> Written instruction: Reproduce the listing below exactly, minus its pictures.

Plotting code records
##########

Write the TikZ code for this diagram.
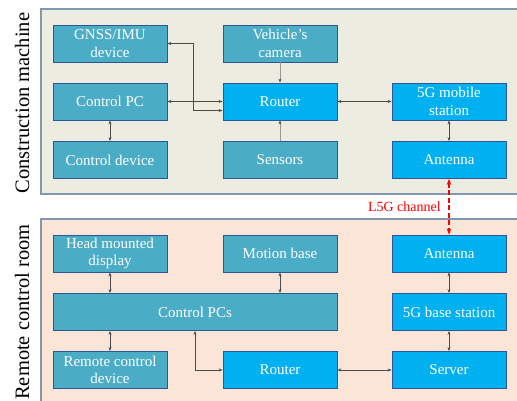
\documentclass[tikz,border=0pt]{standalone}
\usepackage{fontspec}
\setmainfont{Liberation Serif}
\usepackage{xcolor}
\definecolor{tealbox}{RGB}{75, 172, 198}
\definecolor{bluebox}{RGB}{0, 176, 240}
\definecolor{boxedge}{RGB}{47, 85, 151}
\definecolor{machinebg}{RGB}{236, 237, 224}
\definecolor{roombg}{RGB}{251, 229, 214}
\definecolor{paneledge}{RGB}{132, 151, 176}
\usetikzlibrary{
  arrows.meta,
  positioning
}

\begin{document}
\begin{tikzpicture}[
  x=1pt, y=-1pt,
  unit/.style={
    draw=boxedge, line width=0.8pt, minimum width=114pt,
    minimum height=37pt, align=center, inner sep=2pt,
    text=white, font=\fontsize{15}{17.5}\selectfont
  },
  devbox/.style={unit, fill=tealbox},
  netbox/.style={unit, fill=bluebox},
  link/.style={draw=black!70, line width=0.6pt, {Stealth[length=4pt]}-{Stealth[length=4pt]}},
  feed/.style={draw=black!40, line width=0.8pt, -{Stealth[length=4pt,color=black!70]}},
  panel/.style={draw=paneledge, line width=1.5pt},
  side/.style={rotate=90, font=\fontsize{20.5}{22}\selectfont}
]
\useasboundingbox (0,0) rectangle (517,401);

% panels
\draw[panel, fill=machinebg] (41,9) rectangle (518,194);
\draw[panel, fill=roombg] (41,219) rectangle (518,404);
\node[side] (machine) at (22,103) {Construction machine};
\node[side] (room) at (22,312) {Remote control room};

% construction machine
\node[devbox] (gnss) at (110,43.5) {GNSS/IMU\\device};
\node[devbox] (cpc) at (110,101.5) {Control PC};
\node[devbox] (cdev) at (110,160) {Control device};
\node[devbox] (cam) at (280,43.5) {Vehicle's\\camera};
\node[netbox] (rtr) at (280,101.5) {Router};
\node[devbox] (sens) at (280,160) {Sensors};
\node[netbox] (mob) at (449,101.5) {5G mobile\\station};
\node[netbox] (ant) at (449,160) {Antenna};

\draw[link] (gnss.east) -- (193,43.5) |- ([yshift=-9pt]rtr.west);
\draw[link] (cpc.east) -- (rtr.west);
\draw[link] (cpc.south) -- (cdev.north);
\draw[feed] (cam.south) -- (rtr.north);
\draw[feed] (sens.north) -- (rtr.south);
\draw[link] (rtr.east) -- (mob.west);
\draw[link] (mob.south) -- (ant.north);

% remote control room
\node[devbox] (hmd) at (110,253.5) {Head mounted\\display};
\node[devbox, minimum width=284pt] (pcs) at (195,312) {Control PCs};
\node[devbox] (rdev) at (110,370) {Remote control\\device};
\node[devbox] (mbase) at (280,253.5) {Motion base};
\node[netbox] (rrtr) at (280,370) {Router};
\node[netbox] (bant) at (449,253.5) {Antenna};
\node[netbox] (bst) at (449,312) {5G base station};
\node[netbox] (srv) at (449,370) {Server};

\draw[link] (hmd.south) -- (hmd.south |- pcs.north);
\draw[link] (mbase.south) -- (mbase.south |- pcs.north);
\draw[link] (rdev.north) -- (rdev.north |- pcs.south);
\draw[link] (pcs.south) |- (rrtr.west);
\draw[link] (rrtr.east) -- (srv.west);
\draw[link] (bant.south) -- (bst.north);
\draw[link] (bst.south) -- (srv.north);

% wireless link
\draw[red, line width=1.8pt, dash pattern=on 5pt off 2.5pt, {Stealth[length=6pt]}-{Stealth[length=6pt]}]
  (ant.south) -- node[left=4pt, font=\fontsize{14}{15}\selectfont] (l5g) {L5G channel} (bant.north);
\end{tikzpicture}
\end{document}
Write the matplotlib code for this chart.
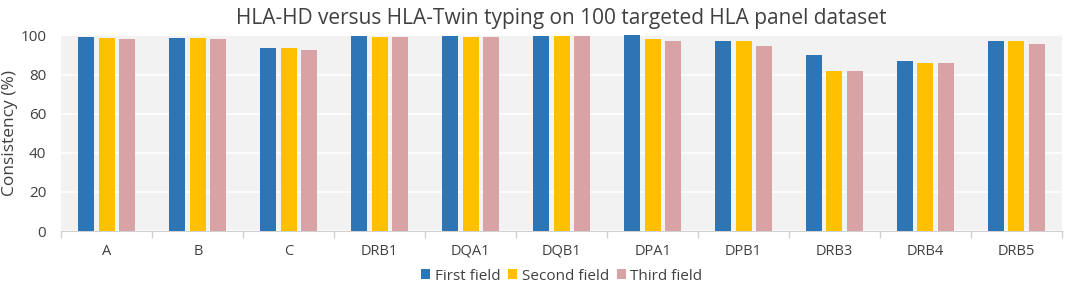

##########

> Response to this exercise:
Write the TikZ code for this diagram.
\documentclass[tikz,border=0pt]{standalone}
\usepackage{fontspec}
\setmainfont{Liberation Serif}
\usepackage{xcolor}
\definecolor{tealbox}{RGB}{75, 172, 198}
\definecolor{bluebox}{RGB}{0, 176, 240}
\definecolor{boxedge}{RGB}{47, 85, 151}
\definecolor{machinebg}{RGB}{236, 237, 224}
\definecolor{roombg}{RGB}{251, 229, 214}
\definecolor{paneledge}{RGB}{132, 151, 176}
\usetikzlibrary{
  arrows.meta,
  positioning
}

\begin{document}
\begin{tikzpicture}[
  x=1pt, y=-1pt,
  unit/.style={
    draw=boxedge, line width=0.8pt, minimum width=114pt,
    minimum height=37pt, align=center, inner sep=2pt,
    text=white, font=\fontsize{15}{17.5}\selectfont
  },
  devbox/.style={unit, fill=tealbox},
  netbox/.style={unit, fill=bluebox},
  link/.style={draw=black!70, line width=0.6pt, {Stealth[length=4pt]}-{Stealth[length=4pt]}},
  feed/.style={draw=black!40, line width=0.8pt, -{Stealth[length=4pt,color=black!70]}},
  panel/.style={draw=paneledge, line width=1.5pt},
  side/.style={rotate=90, font=\fontsize{20.5}{22}\selectfont}
]
\useasboundingbox (0,0) rectangle (517,401);

% panels
\draw[panel, fill=machinebg] (41,9) rectangle (518,194);
\draw[panel, fill=roombg] (41,219) rectangle (518,404);
\node[side] (machine) at (22,103) {Construction machine};
\node[side] (room) at (22,312) {Remote control room};

% construction machine
\node[devbox] (gnss) at (110,43.5) {GNSS/IMU\\device};
\node[devbox] (cpc) at (110,101.5) {Control PC};
\node[devbox] (cdev) at (110,160) {Control device};
\node[devbox] (cam) at (280,43.5) {Vehicle's\\camera};
\node[netbox] (rtr) at (280,101.5) {Router};
\node[devbox] (sens) at (280,160) {Sensors};
\node[netbox] (mob) at (449,101.5) {5G mobile\\station};
\node[netbox] (ant) at (449,160) {Antenna};

\draw[link] (gnss.east) -- (193,43.5) |- ([yshift=-9pt]rtr.west);
\draw[link] (cpc.east) -- (rtr.west);
\draw[link] (cpc.south) -- (cdev.north);
\draw[feed] (cam.south) -- (rtr.north);
\draw[feed] (sens.north) -- (rtr.south);
\draw[link] (rtr.east) -- (mob.west);
\draw[link] (mob.south) -- (ant.north);

% remote control room
\node[devbox] (hmd) at (110,253.5) {Head mounted\\display};
\node[devbox, minimum width=284pt] (pcs) at (195,312) {Control PCs};
\node[devbox] (rdev) at (110,370) {Remote control\\device};
\node[devbox] (mbase) at (280,253.5) {Motion base};
\node[netbox] (rrtr) at (280,370) {Router};
\node[netbox] (bant) at (449,253.5) {Antenna};
\node[netbox] (bst) at (449,312) {5G base station};
\node[netbox] (srv) at (449,370) {Server};

\draw[link] (hmd.south) -- (hmd.south |- pcs.north);
\draw[link] (mbase.south) -- (mbase.south |- pcs.north);
\draw[link] (rdev.north) -- (rdev.north |- pcs.south);
\draw[link] (pcs.south) |- (rrtr.west);
\draw[link] (rrtr.east) -- (srv.west);
\draw[link] (bant.south) -- (bst.north);
\draw[link] (bst.south) -- (srv.north);

% wireless link
\draw[red, line width=1.8pt, dash pattern=on 5pt off 2.5pt, {Stealth[length=6pt]}-{Stealth[length=6pt]}]
  (ant.south) -- node[left=4pt, font=\fontsize{14}{15}\selectfont] (l5g) {L5G channel} (bant.north);
\end{tikzpicture}
\end{document}
Write the matplotlib code for this chart.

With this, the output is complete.